2 Abos und 1 Abonnent
Artikel

Warum die Erwartung auf das Armageddon den Blick verstellt

Christliche Elemente bestimmen die Politik in den USA deutlich stärker als beispielsweise in Asien. Zu den verbreiteten biblisch geprägten Vorstellungen zählt auch die Erwartung des Jüngsten Gerichts, bei welchem Gott die Guten rettet und die Bösen der Verdammnis überlässt. Dass God's own country sich da sicher ist, auf der Seite der Guten zu stehen, versteht sich von selbst. Damit sieht man sich auch dem Internationalen Gerichtshof nicht unterworfen. Ja man hat Ermittlungen gegen die USA mit Sanktionen gekontert und ein Gesetz verabschiedet, das im Falle einer Verurteilung eines US-Staatsbürgers durch den Internationalen Gerichtshof einen militärischen Einmarsch beim Nato-Partner Niederlande zwingend vorsieht.


Wenn die Erwartung eines Jüngsten Gerichts, bei welchem man als US-Bürger nur gewinnen kann und dann der Weg ins Paradies offensteht, das größte denkbare Risiko darstellt, kann man sich ziemlich unbefangen für Wege entscheiden, welche anderen nicht offenstehen.

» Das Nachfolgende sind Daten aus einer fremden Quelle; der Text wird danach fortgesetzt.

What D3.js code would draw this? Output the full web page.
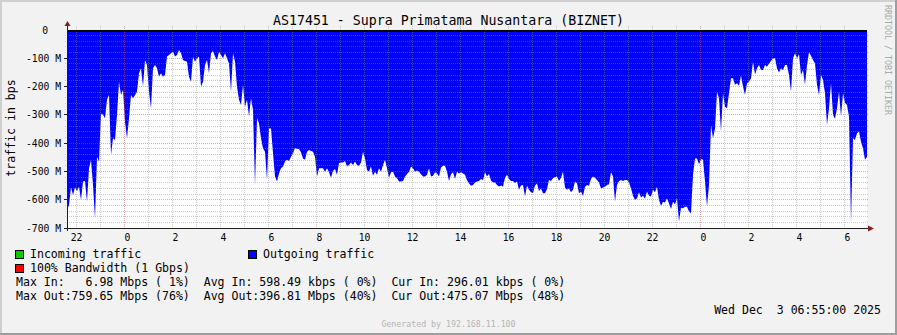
<!DOCTYPE html>
<html>
<head>
<meta charset="utf-8">
<script src="https://cdn.jsdelivr.net/npm/d3@7"></script>
<style>
body { margin: 0; background: #f2f2f2; }
svg { display: block; }
text { font-family: "DejaVu Sans Mono", monospace; fill: #000; }
</style>
</head>
<body>
<svg id="svg" width="897" height="335"></svg>
<script>
const width = 897;
const height = 335;

const plot = {left: 67, top: 30, right: 867, bottom: 228};

const title = 'AS17451 - Supra Primatama Nusantara (BIZNET)';
const yTitle = 'traffic in bps';
const watermark = 'RRDTOOL / TOBI OETIKER';
const generated = 'Generated by 192.168.11.100';
const stamp = 'Wed Dec  3 06:55:00 2025';

// 5 minute samples, outgoing traffic in Mbps (drawn downwards)
const startTime = Date.UTC(2025, 11, 1, 21, 35);
const endTime = Date.UTC(2025, 11, 3, 6, 55);
const stepMinutes = 5;
const outMbps = [
	636, 619, 556, 583, 556, 569, 554, 601, 536, 534,
	607, 489, 460, 548, 666, 448, 465, 295, 300, 312,
	247, 230, 442, 383, 389, 300, 183, 230, 212, 324,
	383, 312, 230, 241, 230, 218, 153, 135, 200, 106,
	124, 218, 277, 135, 124, 135, 165, 153, 165, 159,
	94, 88, 82, 77, 94, 88, 71, 82, 106, 110,
	112, 165, 183, 94, 112, 100, 94, 200, 183, 124,
	106, 153, 82, 74, 94, 106, 77, 88, 100, 82,
	100, 118, 218, 82, 112, 200, 247, 265, 194, 271,
	247, 306, 241, 283, 548, 312, 330, 383, 418, 430,
	530, 348, 348, 436, 518, 536, 507, 489, 483, 465,
	459, 463, 448, 436, 416, 421, 421, 432, 454, 459,
	430, 424, 428, 430, 448, 518, 489, 489, 489, 501,
	489, 503, 522, 498, 491, 512, 471, 468, 468, 463,
	483, 477, 468, 477, 465, 477, 480, 468, 430, 454,
	495, 501, 483, 515, 501, 512, 489, 501, 477, 459,
	489, 522, 503, 501, 518, 524, 536, 536, 534, 518,
	510, 501, 483, 489, 501, 497, 501, 510, 518, 518,
	512, 489, 518, 515, 503, 507, 518, 486, 480, 480,
	501, 534, 510, 503, 527, 501, 507, 503, 507, 512,
	530, 543, 551, 548, 539, 536, 534, 527, 530, 503,
	518, 509, 532, 539, 539, 548, 553, 550, 554, 522,
	512, 527, 534, 534, 541, 536, 565, 550, 548, 589,
	550, 565, 574, 577, 550, 543, 569, 560, 577, 577,
	562, 530, 534, 524, 520, 518, 534, 522, 501, 557,
	565, 560, 574, 565, 536, 542, 577, 571, 587, 554,
	548, 551, 527, 518, 522, 530, 539, 560, 557, 554,
	548, 545, 503, 518, 607, 548, 534, 530, 534, 530,
	530, 539, 560, 586, 601, 595, 574, 592, 586, 597,
	571, 586, 589, 565, 574, 554, 601, 622, 607, 610,
	595, 613, 633, 607, 616, 595, 677, 628, 630, 625,
	625, 642, 648, 512, 454, 454, 475, 456, 459, 536,
	624, 548, 336, 383, 348, 218, 241, 359, 224, 271,
	277, 224, 171, 171, 194, 188, 197, 161, 200, 230,
	188, 183, 171, 112, 157, 135, 124, 141, 141, 124,
	130, 118, 110, 100, 100, 135, 150, 135, 141, 124,
	124, 159, 218, 100, 82, 100, 86, 159, 141, 194,
	124, 79, 91, 106, 118, 194, 230, 159, 177, 224,
	336, 277, 188, 300, 314, 277, 218, 306, 224, 257,
	265, 306, 683, 383, 389, 365, 359, 395, 418, 459,
	448
];

const yTicks = [0, -100, -200, -300, -400, -500, -600, -700];

const legendItems = [
	{label: 'Incoming traffic', color: '#00cc00', col: 0, row: 0},
	{label: 'Outgoing traffic', color: '#0000ff', col: 1, row: 0},
	{label: '100% Bandwidth (1 Gbps)', color: '#ff0000', col: 0, row: 1}
];

const statLines = [
	'Max In:   6.98 Mbps ( 1%)  Avg In: 598.49 kbps ( 0%)  Cur In: 296.01 kbps ( 0%)',
	'Max Out:759.65 Mbps (76%)  Avg Out:396.81 Mbps (40%)  Cur Out:475.07 Mbps (48%)'
];

const gridColor = 'rgba(143,143,143,0.45)';
const majorColor = 'rgba(222,79,79,0.5)';
const arrowColor = '#801f1f';
const axisColor = '#1f1f1f';

const svg = d3.select('#svg');

// frame
svg.append('rect').attr('width', width).attr('height', height).attr('fill', '#f2f2f2');
svg.append('path')
	.attr('d', `M0,0H${width}V2H2V${height}H0Z`)
	.attr('fill', '#cfcfcf');
svg.append('path')
	.attr('d', `M${width},${height}H0V${height - 2}H${width - 2}V0H${width}Z`)
	.attr('fill', '#9e9e9e');

const xScale = d3.scaleUtc()
	.domain([startTime, endTime])
	.range([plot.left, plot.right]);

const yScale = d3.scaleLinear()
	.domain([-700, 0])
	.range([plot.bottom, plot.top]);

const points = outMbps.map((v, i) => [startTime + i * stepMinutes * 60000, v]);

svg.append('clipPath').attr('id', 'clip')
	.append('rect')
	.attr('x', plot.left)
	.attr('y', plot.top)
	.attr('width', plot.right - plot.left)
	.attr('height', plot.bottom - plot.top);

svg.append('rect')
	.attr('x', plot.left)
	.attr('y', plot.top)
	.attr('width', plot.right - plot.left)
	.attr('height', plot.bottom - plot.top)
	.attr('fill', '#fff');

const area = d3.area()
	.x(d => xScale(d[0]))
	.y0(yScale(0))
	.y1(d => yScale(-d[1]));

svg.append('path')
	.datum(points)
	.attr('clip-path', 'url(#clip)')
	.attr('fill', '#0000ff')
	.attr('d', area);

// grid on top of the area
const grid = svg.append('g').attr('shape-rendering', 'crispEdges');

const hours = d3.utcHours(startTime, endTime);
grid.selectAll(null)
	.data(hours)
	.enter()
	.append('line')
	.attr('x1', d => Math.round(xScale(d)) - 0.5)
	.attr('x2', d => Math.round(xScale(d)) - 0.5)
	.attr('y1', plot.top - 4)
	.attr('y2', plot.bottom + 2)
	.attr('stroke', d => d.getUTCHours() === 0 ? majorColor : gridColor)
	.attr('stroke-dasharray', '1,1');

const yGrid = d3.range(-680, 0, 20);
grid.selectAll(null)
	.data(yGrid)
	.enter()
	.append('line')
	.attr('x1', plot.left - 2)
	.attr('x2', plot.right + 2)
	.attr('y1', d => Math.floor(yScale(d)) + 0.5)
	.attr('y2', d => Math.floor(yScale(d)) + 0.5)
	.attr('stroke', d => d % 100 === 0 ? majorColor : gridColor)
	.attr('stroke-dasharray', '1,1');

// y ticks left of the axis
grid.selectAll(null)
	.data(yTicks.slice(1))
	.enter()
	.append('line')
	.attr('x1', plot.left - 3)
	.attr('x2', plot.left)
	.attr('y1', d => Math.floor(yScale(d)) + 0.5)
	.attr('y2', d => Math.floor(yScale(d)) + 0.5)
	.attr('stroke', axisColor);

// zero line
svg.append('line')
	.attr('x1', plot.left)
	.attr('x2', plot.right)
	.attr('y1', plot.top + 1)
	.attr('y2', plot.top + 1)
	.attr('stroke', '#000')
	.attr('stroke-width', 2);

// axes
svg.append('line')
	.attr('x1', plot.left + 0.5).attr('x2', plot.left + 0.5)
	.attr('y1', plot.bottom + 3).attr('y2', plot.top - 6)
	.attr('stroke', axisColor);
svg.append('line')
	.attr('x1', plot.left - 3).attr('x2', plot.right + 2)
	.attr('y1', plot.bottom + 0.5).attr('y2', plot.bottom + 0.5)
	.attr('stroke', axisColor);
svg.append('path')
	.attr('d', `M${plot.left - 2.5},${plot.top - 4}L${plot.left + 3.5},${plot.top - 4}L${plot.left + 0.5},${plot.top - 9}Z`)
	.attr('fill', arrowColor);
svg.append('path')
	.attr('d', `M${plot.right + 1},${plot.bottom - 2.5}L${plot.right + 1},${plot.bottom + 3.5}L${plot.right + 7},${plot.bottom + 0.5}Z`)
	.attr('fill', arrowColor);

// tick labels
svg.selectAll(null)
	.data(yTicks)
	.enter()
	.append('text')
	.attr('x', d => d === 0 ? 48 : 61)
	.attr('y', d => yScale(d) + 3.6)
	.attr('text-anchor', 'end')
	.attr('font-size', '9.7px')
	.text(d => d === 0 ? '0' : d + ' M');

// hour labels are space padded, so one digit hours sit half a character right of the line
const xTicks = d3.utcHour.every(2).range(startTime, endTime);
svg.selectAll(null)
	.data(xTicks)
	.enter()
	.append('text')
	.attr('x', d => Math.round(xScale(d)) - 0.5 + (d.getUTCHours() < 10 ? 2.9 : 0))
	.attr('y', 240.5)
	.attr('text-anchor', 'middle')
	.attr('font-size', '9.7px')
	.text(d => String(d.getUTCHours()));

// titles
svg.append('text')
	.attr('x', 448.5)
	.attr('y', 24.5)
	.attr('text-anchor', 'middle')
	.attr('font-size', '13.25px')
	.text(title);

svg.append('text')
	.attr('transform', 'translate(15,128) rotate(-90)')
	.attr('text-anchor', 'middle')
	.attr('font-size', '11.55px')
	.text(yTitle);

svg.append('text')
	.attr('transform', 'translate(885,5) rotate(90)')
	.attr('font-size', '8.3px')
	.style('fill', '#aaaaaa')
	.text(watermark);

// legend
const leg = svg.selectAll(null)
	.data(legendItems)
	.enter()
	.append('g')
	.attr('transform', d => `translate(${15 + d.col * 233},${250 + d.row * 14})`);
leg.append('rect')
	.attr('x', 0.5).attr('y', 0.5)
	.attr('width', 8).attr('height', 8)
	.attr('fill', d => d.color)
	.attr('stroke', '#000');
leg.append('text')
	.attr('x', 15)
	.attr('y', 8)
	.attr('font-size', '11.55px')
	.text(d => d.label);

svg.selectAll(null)
	.data(statLines)
	.enter()
	.append('text')
	.attr('x', 16)
	.attr('y', (d, i) => 286 + i * 14)
	.attr('font-size', '11.55px')
	.style('white-space', 'pre')
	.text(d => d);

svg.append('text')
	.attr('x', 881)
	.attr('y', 314)
	.attr('text-anchor', 'end')
	.attr('font-size', '11.55px')
	.style('white-space', 'pre')
	.text(stamp);

svg.append('text')
	.attr('x', 448.5)
	.attr('y', 327)
	.attr('text-anchor', 'middle')
	.attr('font-size', '8.25px')
	.style('fill', '#b4b4b4')
	.text(generated);
</script>
</body>
</html>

Die Idee des endzeitlichen Kampfs geht auf die biblische Offenbarung des Johannes zurück und kam schon mit den ersten Siedlern nach Amerika. Viele dieser Siedler waren aus ihrer alten Heimat in Europa ausgewandert, weil sie einerseits nach wirtschaftliche Erfolg strebten, andererseits jedoch auch religiösen Vorstellungen anhingen, die im damaligen Europa Minderheitsmeinungen darstellten. Zudem wurde für die Überfahrt auf überfüllten Schiffen eine gehörige Portion Gottvertrauen benötigt. Dieses wurde dann auch durch die erfolgreiche Ankunft in Nordamerika bestätigt.


Die evangelikalen Gemeinden sind so grundlegend in ihrer Überzeugung gefangen, dass sie alleine von Gott auserwählt sind und ihnen alleine das ewige Leben offenstehe, dass sie Menschen mit einem anderen kulturellen Hintergrund im besten Falle ignorieren, meist jedoch verachten. Menschen, die auf der Basis anderer Kulturen anderen Vorstellungen folgen als Gottes Auserwählte, müssen in der Folge bekämpft werden. Wenn US-Präsident Biden jetzt von der Gefahr einer atomaren Konfrontation und der Aussicht auf ein Armageddon spricht, ist die nur aus der US-Kultur zu verstehen und in großen Teilen der Welt schlicht unverständlich.